You apply it by dissolving the powder in hot water to make 8 pints of concentrated solution (shown above), then adding a pint to a 2 gallon watering can and watering it onto bare soil. One packet treats an area 20ftx20ft, which means about four-and-a-half of my 8ft beds, so I have applied it to the strawberries, salads patch, onions and carrots, beans and peas, and of course the asparagus (which is a half-size bed). I'll have to get another I suppose, or another two if I'm going to treat the path areas and borders as well.

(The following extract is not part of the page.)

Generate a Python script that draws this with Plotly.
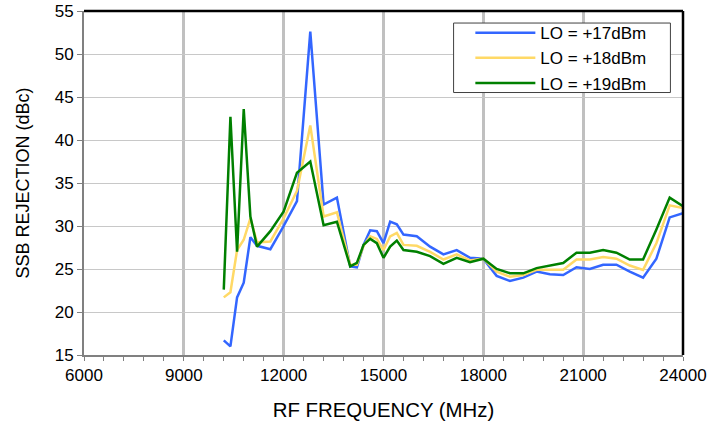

As well as the asparagus, other signs of spring are coming thick and fast. The fruit trees are unfurling their first leaves:
The salad veg I sowed a few weeks ago are sprouting earnestly:
And the diversity of life in the pond is unbelieveable! I've now seen every type of pond creature you could wish for in there; larvae, nymphs, beetles, worms and other wiggly things. As well as a multitude of frogs, I think I spotted a toad yesterday, and I'm sure some sticklebacks have found their way in (though I'm not sure if that's a good thing or not). The only thing we haven't seen which would be nice is the elusive newt, but I'll keep looking...
Most exciting yesterday was this fearsome-looking damselfly nymph. It's about 2cm long and could eat several tadpoles for breakfast, I suspect!
And if anyone knows what these tiny brown blobs all over the rocks are let me know; they look like some kind of underwater scale insect!